Simple, effective, free. No proprietary software, online subscriptions or technical consultants required.
“So many activists are under-resourced that a plan such as Alan’s is essential,” says Richard Burns, Interim Executive Director at the Johnson Family Foundation, a major backer of LGBT causes. “We must up our game. Not just to deal with surveillance by the American government, but by foreign entities and hackers.
“I’m not naturally tech-savvy. I like common sense systems. When I read the description of the workshop, I said this was designed with me in mind.”
It’s an accessible course – lively and devoid of jargon. An apt choice for the clients at the David Bohnett Foundation’s CyberCenters if there’s a way to deliver it to them free. Paul Moore, Program Officer for the Beverly Hills organization, dispenses millions to set up the labs at gay and
lesbian community centers nationwide, but the funding doesn’t cover internet service or operating costs, which are borne by sites that may lack resources for training. “Digital Safe Space presents information that’s critical to our well being at this time and it does so smartly,” said Paul.
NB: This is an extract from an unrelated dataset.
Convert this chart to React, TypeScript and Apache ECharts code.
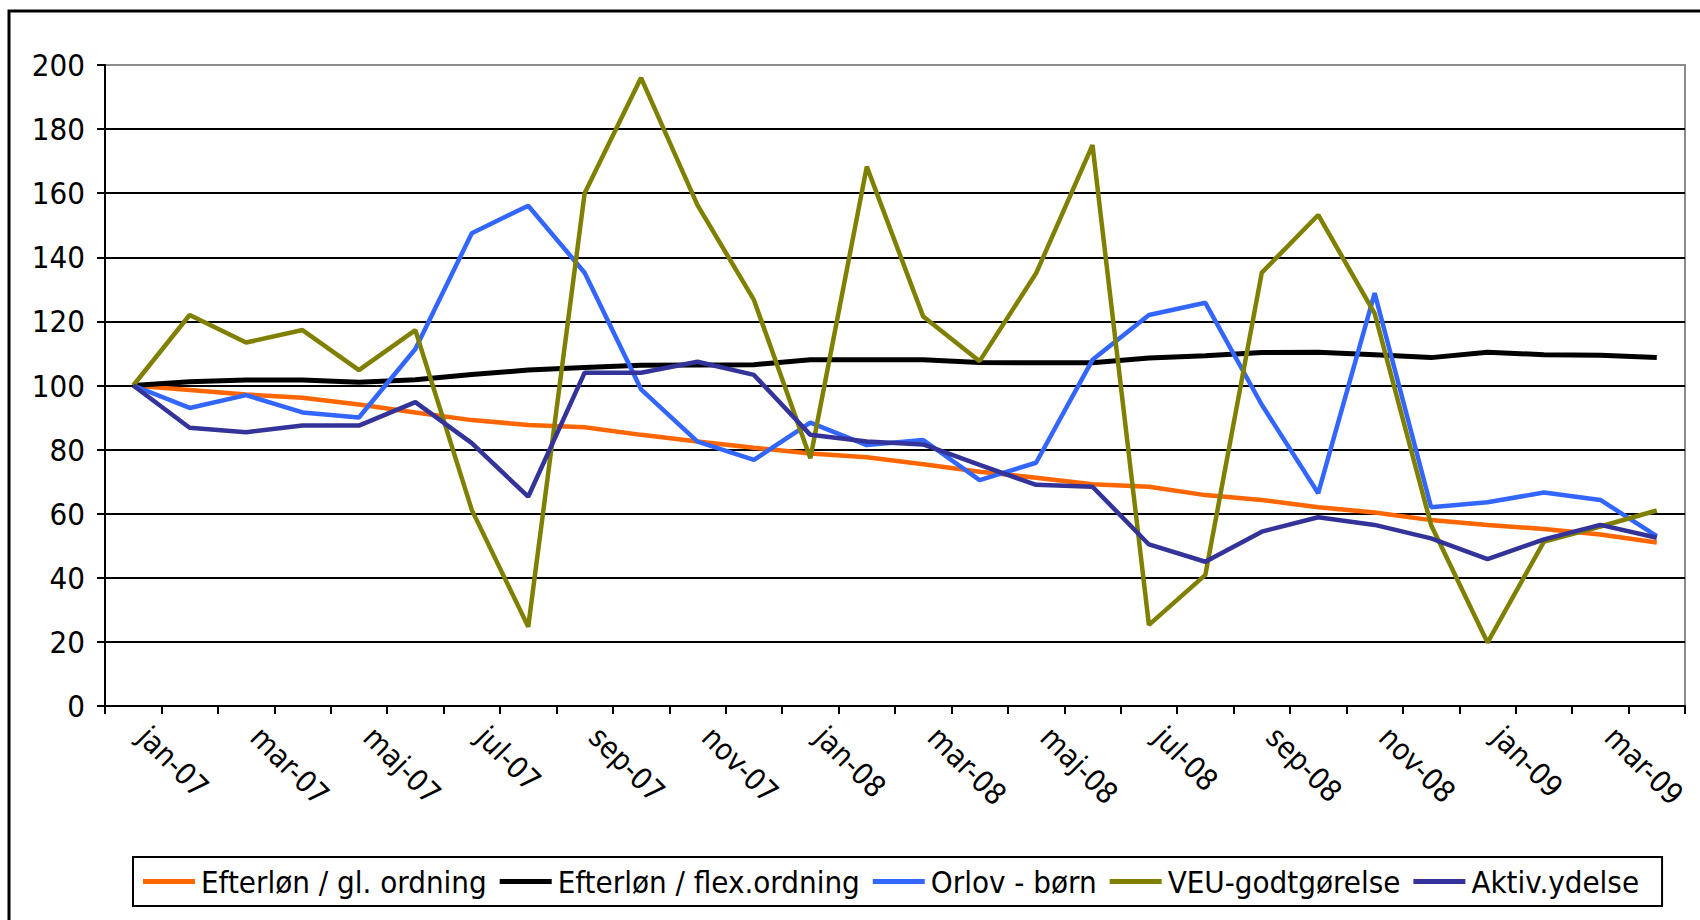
import React, { useEffect, useRef } from "react";
import * as echarts from "echarts";

const categories = [
  "jan-07", "feb-07", "mar-07", "apr-07", "maj-07", "jun-07", "jul-07", "aug-07", "sep-07", "okt-07", "nov-07", "dec-07",
  "jan-08", "feb-08", "mar-08", "apr-08", "maj-08", "jun-08", "jul-08", "aug-08", "sep-08", "okt-08", "nov-08", "dec-08",
  "jan-09", "feb-09", "mar-09", "apr-09",
];

const yTicks = { min: 0, max: 200, interval: 20 };

const efterlonGl = [100, 98.6, 97.2, 96.2, 94.1, 91.6, 89.2, 87.7, 87, 84.6, 82.5, 80.6, 78.8, 77.6, 75.4, 73.1, 71.2, 69.2, 68.4, 65.8, 64.3, 62, 60.4, 58, 56.5, 55.2, 53.5, 51];
const efterlonFlex = [100, 101.2, 101.7, 101.7, 101, 101.8, 103.4, 104.8, 105.6, 106.3, 106.4, 106.5, 108, 108, 108, 107.2, 107.1, 107.1, 108.6, 109.3, 110.3, 110.4, 109.6, 108.7, 110.4, 109.6, 109.4, 108.7];
const orlovBorn = [100, 93, 97, 91.6, 90, 111.4, 147.5, 156.1, 135.2, 98.8, 82.5, 76.8, 88.4, 81.4, 83, 70.5, 75.9, 108, 122, 125.8, 94, 66.4, 128.8, 62, 63.6, 66.6, 64.3, 53];
const veuGodtgorelse = [100, 122, 113.4, 117.3, 104.8, 117.3, 61.2, 24.7, 160, 196, 156.3, 126.7, 77.3, 168.3, 121.5, 107.6, 135, 175, 25.3, 40.9, 135.2, 153.2, 122.5, 56.5, 19.8, 51.3, 56, 61];
const aktivYdelse = [100, 86.8, 85.4, 87.5, 87.5, 94.8, 82, 65.3, 104, 104, 107.4, 103.3, 84.6, 82.5, 81.6, 75.2, 69, 68.4, 50.4, 45, 54.4, 58.9, 56.5, 52.3, 45.8, 52, 56.5, 52.5];

const seriesNames = ["Efterløn / gl. ordning", "Efterløn / flex.ordning", "Orlov - børn", "VEU-godtgørelse", "Aktiv.ydelse"];
const seriesColors = ["#FF6600", "#000000", "#3366FF", "#808000", "#333399"];
const seriesData = [efterlonGl, efterlonFlex, orlovBorn, veuGodtgorelse, aktivYdelse];

const FONT = "'DejaVu Sans Condensed', 'Liberation Sans', sans-serif";

export default function App() {
  const ref = useRef<HTMLDivElement>(null);

  useEffect(() => {
    if (!ref.current) return;
    const chart = echarts.init(ref.current, undefined, { renderer: "svg" });
    const nLines = (yTicks.max - yTicks.min) / yTicks.interval + 1;
    const splitColors = Array.from({ length: nLines }, (_, i) => (i === nLines - 1 ? "#8c8c8c" : "#000000"));
    chart.setOption({
      animation: false,
      backgroundColor: "#ffffff",
      grid: {
        left: 105,
        right: 15,
        top: 65,
        bottom: 214,
        show: true,
        borderColor: "#8c8c8c",
        borderWidth: 2,
        containLabel: false,
      },
      graphic: [
        {
          type: "rect",
          shape: { x: 9, y: 11, width: 1800, height: 1000 },
          style: { fill: "none", stroke: "#000000", lineWidth: 3 },
          silent: true,
          z: -1,
        },
      ],
      xAxis: {
        type: "category",
        data: categories,
        boundaryGap: true,
        axisLine: { show: true, lineStyle: { color: "#000000", width: 2 } },
        axisTick: { show: true, interval: 0, length: 8, lineStyle: { color: "#000000", width: 2 } },
        axisLabel: {
          interval: 1,
          rotate: -45,
          margin: 16,
          padding: [0, 0, 0, 14],
          color: "#000000",
          fontSize: 30,
          fontFamily: FONT,
        },
        splitLine: { show: false },
      },
      yAxis: {
        type: "value",
        min: yTicks.min,
        max: yTicks.max,
        interval: yTicks.interval,
        axisLine: { show: true, lineStyle: { color: "#000000", width: 2 } },
        axisTick: { show: true, length: 8, lineStyle: { color: "#000000", width: 2 } },
        axisLabel: { color: "#000000", fontSize: 31, fontFamily: FONT, margin: 20 },
        splitLine: { show: true, lineStyle: { color: splitColors, width: 2 } },
      },
      legend: {
        show: true,
        left: 133,
        top: 857,
        orient: "horizontal",
        icon: "rect",
        itemWidth: 52,
        itemHeight: 5,
        itemGap: 13,
        borderColor: "#000000",
        borderWidth: 2,
        padding: [9, 23, 9, 10],
        textStyle: { fontSize: 31, color: "#000000", fontFamily: FONT, padding: [0, 0, 0, 1] },
        data: seriesNames,
      },
      series: seriesData.map((d, i) => ({
        name: seriesNames[i],
        type: "line",
        data: d,
        showSymbol: false,
        symbol: "none",
        lineStyle: { color: seriesColors[i], width: i === 1 ? 5 : 4.5 },
        itemStyle: { color: seriesColors[i] },
        z: 2 + i,
      })),
    });
    return () => chart.dispose();
  }, []);

  return (
    <div
      ref={ref}
      style={{ position: "fixed", left: 0, top: 0, width: 1700, height: 920, background: "#fff" }}
    />
  );
}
According to Javelin Strategy & Research, 15.4 million consumers were victims of identity theft or fraud last year, up 16% from the year before, at a cost of $16 billion. Los Angeles isn’t the worst US city in terms of losses, but it’s bad enough to merit the biggest county-level Cyber Crime unit in the country.
Again, a warning from Alan: “Despite the endless attacks and endless security measures you could adapt to deal with them, you don’t want to be ruled by your paranoia. If you’re not Edward Snowden, you don’t need to pull a blanket over your head before entering a password.”
Or as Alex Garner, Senior Health Innovation Strategist at Hornet. puts it, “Under Trump we’re forced to be vigilant and take whatever precautions we can to protect our privacy.
“But we also have to decide which risks we’re willing to live with, which we aren’t and which we will resist, to foster a community where people can express themselves, free of stigma and fear.”